Its opposition to the law on homosexual marriages is finding agreement even among non-Catholics and nonbelievers. The archbishop of Paris is at the helm of the new course. (Originally published in L’Espresso magazine December 7)
ROME, December 7, 2012 –
No one would have bet on it. But after decades of invisibility and torpor, the French Catholic Church has returned vigorously to the public scene.
It was a minority and a minority it remains, in a country where less than 5 percent of the population goes to Sunday Mass, and where baptisms of children are increasingly rare. But it is one thing to give up, and another to be creative. That role as a “creative minority” is the one Pope Joseph Ratzinger himself has assigned to Catholicism in secularized regions. The Church of France is putting this to the test…
In mid-August, the archbishop of Paris, Cardinal André Vingt-Trois, raised this prayer to Our Lady of the Assumption: “May children and young people cease to be the object of the desires and conflicts of adults, in order to enjoy fully the love of a father and mother.” A furious controversy exploded in France, which is on the path to legalizing marriage between persons of the same sex with the possibility of adopting.
But the newspaper Le Monde also made a stir by entering the fray in defense of the archbishop… The impression, however, was that everything could be reduced to the initiative of the cardinal. And that no one would march behind him.
But in the fall, everything changed. On November 7, gay marriage obtained the approval of the Council of Ministers. Cardinal Vingt-Trois protested to President François Hollande, Prime Minister Jean-Marc Ayrault, and Minister of Justice Christiane Taubira, and made public what he had objected to them in private. The archbishop responded to what the minister had told him, namely that “what is at stake is a reform of civilization,” saying he too thinks this way, that the issue is precisely this, of a radical change of the nature of man, of the sexes, of procreation. And therefore one cannot get carried away with an act of tyranny of such impact, deciding everything by a majority with a margin of 1 or 2 percent. To Minister Taubira, who told him “we are not touching the Bible,” the cardinal rebutted that not even he was bringing this into discussion: “It is a question that concerns man, and this is enough.”

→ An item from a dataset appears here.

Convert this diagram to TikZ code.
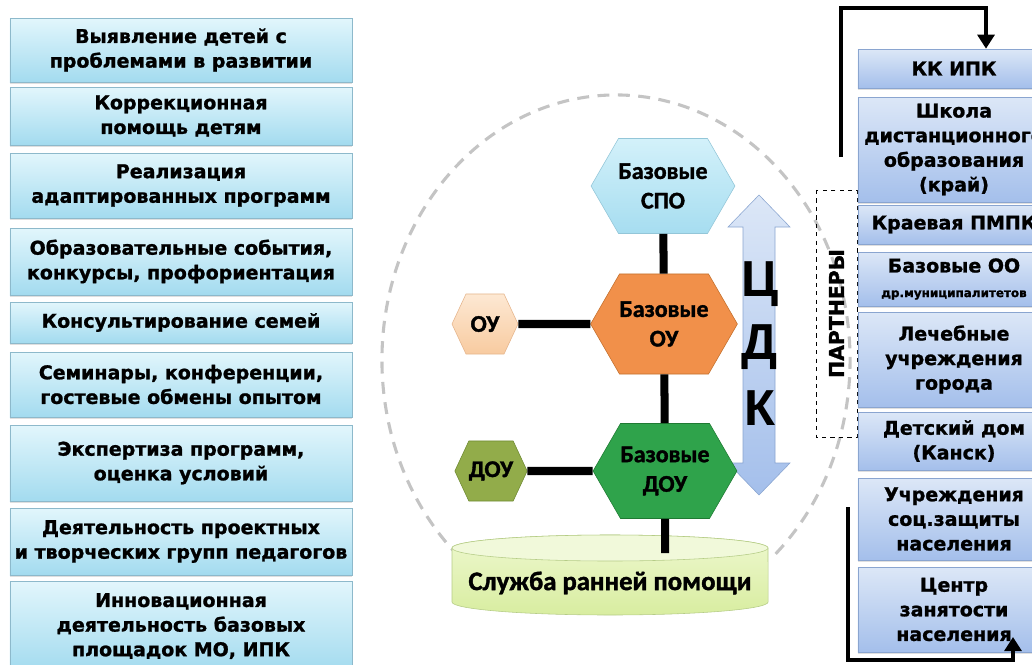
\documentclass[tikz,border=0pt]{standalone}
\usepackage{fontspec}
\setmainfont[BoldFeatures={FakeBold=1.2}]{DejaVu Sans}
\newfontfamily\calfont[BoldFeatures={FakeBold=1.5}]{Carlito}
\newfontfamily\arfont{Liberation Sans}
\usetikzlibrary{shapes.symbols,arrows.meta,shadows}

\definecolor{lboxtop}{HTML}{E2F6FC}
\definecolor{lboxbot}{HTML}{A3DBEF}
\definecolor{lboxline}{HTML}{8DB9CB}
\definecolor{rboxtop}{HTML}{DCE7F7}
\definecolor{rboxbot}{HTML}{A4BFEB}
\definecolor{rboxline}{HTML}{8AA5D0}
\definecolor{ringgray}{HTML}{C4C4C4}
\definecolor{cyltop}{HTML}{EEF8CF}
\definecolor{cylbot}{HTML}{D8EDA0}
\definecolor{cyllid}{HTML}{F1F9DA}
\definecolor{cylline}{HTML}{B5CC86}
\definecolor{spotop}{HTML}{D3F1FA}
\definecolor{spobot}{HTML}{A6DDF0}
\definecolor{spoline}{HTML}{93C6D8}
\definecolor{ouorange}{HTML}{F1904A}
\definecolor{ouline}{HTML}{C36F2C}
\definecolor{outop}{HTML}{FDE8D3}
\definecolor{oubot}{HTML}{F8CBA0}
\definecolor{ouline2}{HTML}{E5B58C}
\definecolor{douggreen}{HTML}{2FA34B}
\definecolor{douline}{HTML}{1F7A33}
\definecolor{doolive}{HTML}{92AC4A}
\definecolor{douline2}{HTML}{6F8A33}

\begin{document}
\begin{tikzpicture}[x=0.025cm,y=-0.025cm,
    lbox/.style={draw=lboxline,top color=lboxtop,bottom color=lboxbot,minimum width=8.55cm,inner sep=0pt,align=center,
      drop shadow={opacity=0.25,shadow xshift=0pt,shadow yshift=-1.2pt},font=\bfseries\fontsize{13.5}{17.5}\selectfont},
    rbox/.style={lbox,draw=rboxline,top color=rboxtop,bottom color=rboxbot,minimum width=4.8cm},
    hexa/.style={signal,signal to=east and west,signal pointer angle=120,inner sep=0pt,align=center,
      font=\calfont\bfseries\fontsize{17}{21}\selectfont},
    link/.style={line width=5.7pt},
    flow/.style={line width=2.8pt,-{Triangle[width=12pt,length=10pt]}},
    ring/.style={ringgray,line width=2.2pt,dash pattern=on 8.5pt off 6pt},
    cdk/.style={font=\arfont\bfseries\fontsize{36}{36}\selectfont}]
  \useasboundingbox (0,0) rectangle (1032,664);

  \draw[ring] ([shift={(-47:5.85cm and 6.625cm)}]616,360) arc[start angle=-47,end angle=226,x radius=5.85cm,y radius=6.625cm];

  % left column
  \foreach \ya/\yb/\lbl [count=\i] in {18/82/{Выявление  детей с\\проблемами в развитии},
      87/145/{Коррекционная\\помощь детям},
      153/218/{Реализация\\адаптированных программ},
      228/295/{Образовательные события,\\конкурсы, профориентация},
      302/343/{Консультирование семей},
      352/417/{Семинары, конференции,\\гостевые обмены опытом},
      425/501/{Экспертиза программ,\\оценка условий},
      508/575/{Деятельность проектных\\и творческих групп педагогов},
      581/671/{Инновационная\\деятельность базовых\\площадок МО, ИПК}}
    \node[lbox,minimum height={(\yb-\ya)*0.025cm}] (L\i) at (181,{(\ya+\yb)/2}) {\lbl};

  % partners
  \node[draw,dashed,thin,rotate=90,minimum width=6.175cm,minimum height=1.025cm,
    font=\bfseries\fontsize{14.5}{16}\selectfont] (part) at (836.5,313.5) {ПАРТНЕРЫ};

  \foreach \ya/\yb/\lbl [count=\i] in {49/88/{КК ИПК},
      97/202/{Школа\\дистанционного\\образования\\(край)},
      205/244/{Краевая ПМПК},
      252/306/{Базовые ОО\\{\fontsize{8.5}{9}\selectfont др.муниципалитетов}},
      312/407/{Лечебные\\учреждения\\города},
      412/470/{Детский дом\\(Канск)},
      478/560/{Учреждения\\соц.защиты\\населения},
      567/652/{Центр\\занятости\\населения}}
    \node[rbox,minimum height={(\yb-\ya)*0.025cm}] (R\i) at (954,{(\ya+\yb)/2}) {\lbl};

  \coordinate (up0) at (841,157);
  \draw[flow] (up0) -- (841,8) -- (986,8) -- (986,0 |- R1.north);
  \coordinate (dn0) at (848,507);
  \coordinate (dn1) at (1013,637);
  \draw[flow] (dn0) -- (848,660) -- (1013,660) -- (dn1);

  % double arrow
  \draw[draw=rboxline,top color=rboxtop,bottom color=rboxbot] (759,195) -- (790,227) -- (775,227) -- (775,463) -- (790,463)
    -- (759,495) -- (728,463) -- (743,463) -- (743,227) -- (728,227) -- cycle;
  \node[cdk] (c1) at (760,284) {Ц};
  \node[cdk] (c2) at (760,347) {Д};
  \node[cdk] (c3) at (760,408) {К};

  % early help
  \draw[draw=cylline,top color=cyltop,bottom color=cylbot] (452,548) -- (452,602)
    arc[start angle=180,end angle=360,x radius=3.95cm,y radius=0.325cm] -- (768,548)
    arc[start angle=0,end angle=180,x radius=3.95cm,y radius=0.325cm] -- cycle;
  \draw[draw=cylline,fill=cyllid] (610,548) ellipse[x radius=3.95cm,y radius=0.325cm];
  \node[font=\calfont\bfseries\fontsize{19}{21}\selectfont] (srp) at (610,583) {Служба ранней помощи};
  \coordinate (srp0) at (665,553);

  % hexagons
  \node[hexa,draw=spoline,top color=spotop,bottom color=spobot,minimum width=3.1cm,minimum height=2.375cm] (spo) at (663,186) {Базовые\\СПО};
  \node[hexa,draw=ouline,fill=ouorange,minimum width=3.125cm,minimum height=2.5cm] (bou) at (664,324) {Базовые\\ОУ};
  \node[hexa,draw=ouline2,top color=outop,bottom color=oubot,signal pointer angle=130,minimum width=1.65cm,minimum height=1.5cm] (ou) at (485,324) {ОУ};
  \node[hexa,draw=douline,fill=douggreen,minimum width=3.15cm,minimum height=2.375cm] (bdou) at (665,471) {Базовые\\ДОУ};
  \node[hexa,draw=douline2,fill=doolive,signal pointer angle=130,minimum width=1.8cm,minimum height=1.5cm] (dou) at (491,471) {ДОУ};

  \draw[link] (spo) -- (bou);
  \draw[link] (bou) -- (bdou);
  \draw[link] (ou) -- (bou);
  \draw[link] (dou) -- (bdou);
  \draw[link] (bdou) -- (srp0);
\end{tikzpicture}
\end{document}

And this is precisely what is new. Against the law on gay marriage, a resistance is mobilizing that is not confessional, but humanistic, of men and women with the most varied visions of the world.
On Saturday, November 17, in Paris and in a dozen other French cities, hundreds of thousands of people marched through the streets. The demonstrations were organized by three unexpected figures… only one a Catholic. No Church association hoisted its banners. The Catholics simply blended into the demonstration. But the official Church blessed everything.
That same morning, in Rome, Benedict XVI urged about 40 bishops from France on their ad limina visit to “take care to pay attention to proposed civil legislation that could undermine the protection of marriage between a man and a woman.”
Also siding with the Church and against the “reform of civilization” is the feminist philosopher Sylviane Agacinski, wife of the socialist (and Protestant) former Prime Minister Lionel Jospin. She has strongly criticized those gender studies which present sexual differences as a cultural construction, and has warned of the serious consequences that, for example, procreation through insemination in couples composed of two women could have on a child.
Clear opposition to the law on homosexual marriage has been expressed by the chief rabbi of France, Gilles Bernheim, and the president of the French Council of Muslim Faith, Mohammed Moussaoui. And from Moscow, in a letter to the archbishop of Paris, Metropolitan Hilarion of Volokolamsk, head of the Department for External Relations of the Russian Orthodox Church, expressed his appreciation that the French “have not remained indifferent to an initiative of the authorities that is unacceptable for Christians.” He added: “With the present letter, I would like to express my solidarity and my support for your consistent and uncompromising position.”
A recent survey by the opinion polling group BVA found a reversal in the trend of French public opinion in 2012. While from 2000 to 2011, the proportion of those in favor of gay marriage was constantly on the increase, from 48 to 63 percent, this year those in favor dropped to 58 percent. And those in favor of adoption by gay couples also fell by six points, from 56 percent in 2011 to 50 percent in 2012.
The archbishop of Paris is no longer a general without an army. The bishops are with him too. They have elected him president of the episcopal conference. The Church of France was once called the “eldest daughter of the Church.” As a creative minority, it could become that again.